This spring marks the third anniversary of the wave of repression in which Fidel Castro’s regime arrested and handed down long sentences to 75 leading Cuban dissidents. Soon afterwards, many friends and I formed the International Committee for Democracy in Cuba.
The bravery of those who found their social conscience, overcame fear, and stood up to communist dictatorship remains fresh in my memory. It reminds me of the jingle of keys that rang out on Prague’s Wenceslas Square -- and later around the rest of what was then Czechoslovakia -- in the autumn of 1989.
This is why I rang keys during the conference calling for democracy in Cuba that our committee held in Prague three years ago. I wanted to draw the international community’s attention to the human-rights situation in Cuba, to support that country’s opposition, and to encourage all pro-democratic forces. The European Union then introduced diplomatic sanctions, albeit mostly symbolic, against Castro’s regime.

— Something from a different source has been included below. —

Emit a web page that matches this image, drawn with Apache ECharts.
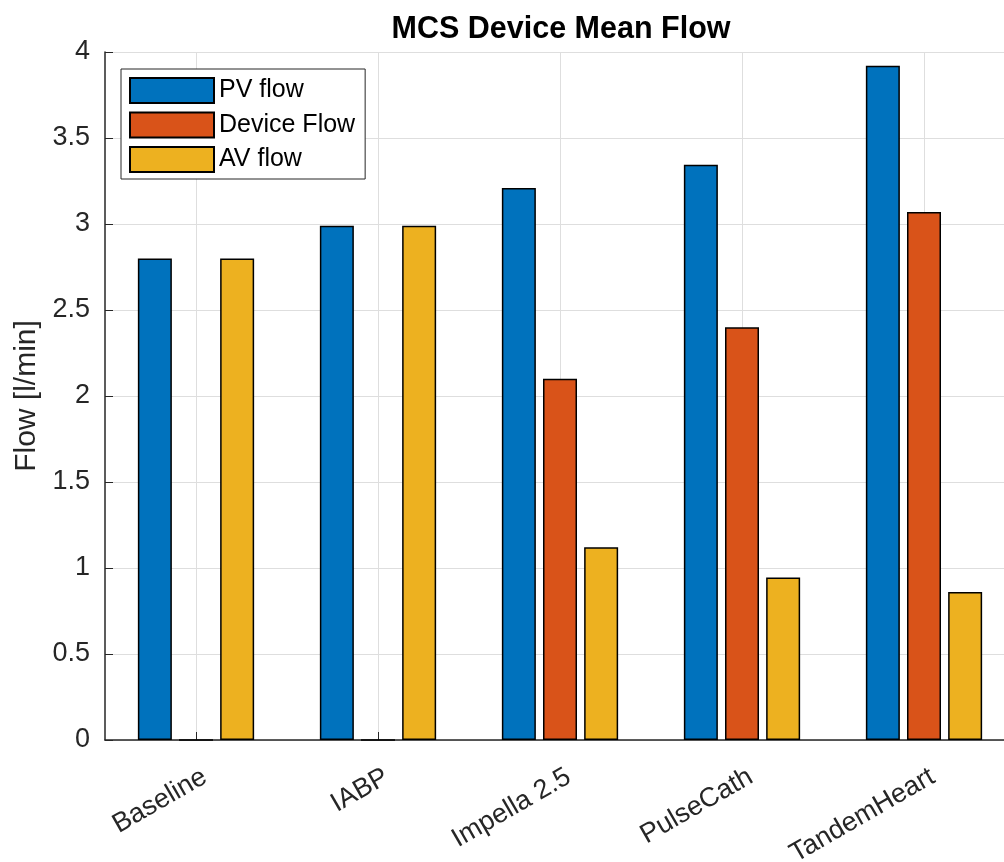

Soon after, however, a contrary position came to the fore. The EU opened a dialogue with the Cuban regime, sanctions were conditionally suspended, and it was even made clear to dissidents that they were not welcome at the embassies of several democratic countries. Cowardly compromise and political alibis – as so often in history – defeated a principled position. In return, the Cuban regime made a sham gesture by releasing a small number of the prisoners of conscience – mostly those who were tortured and seriously ill – who the regime most feared would die in its notorious prisons.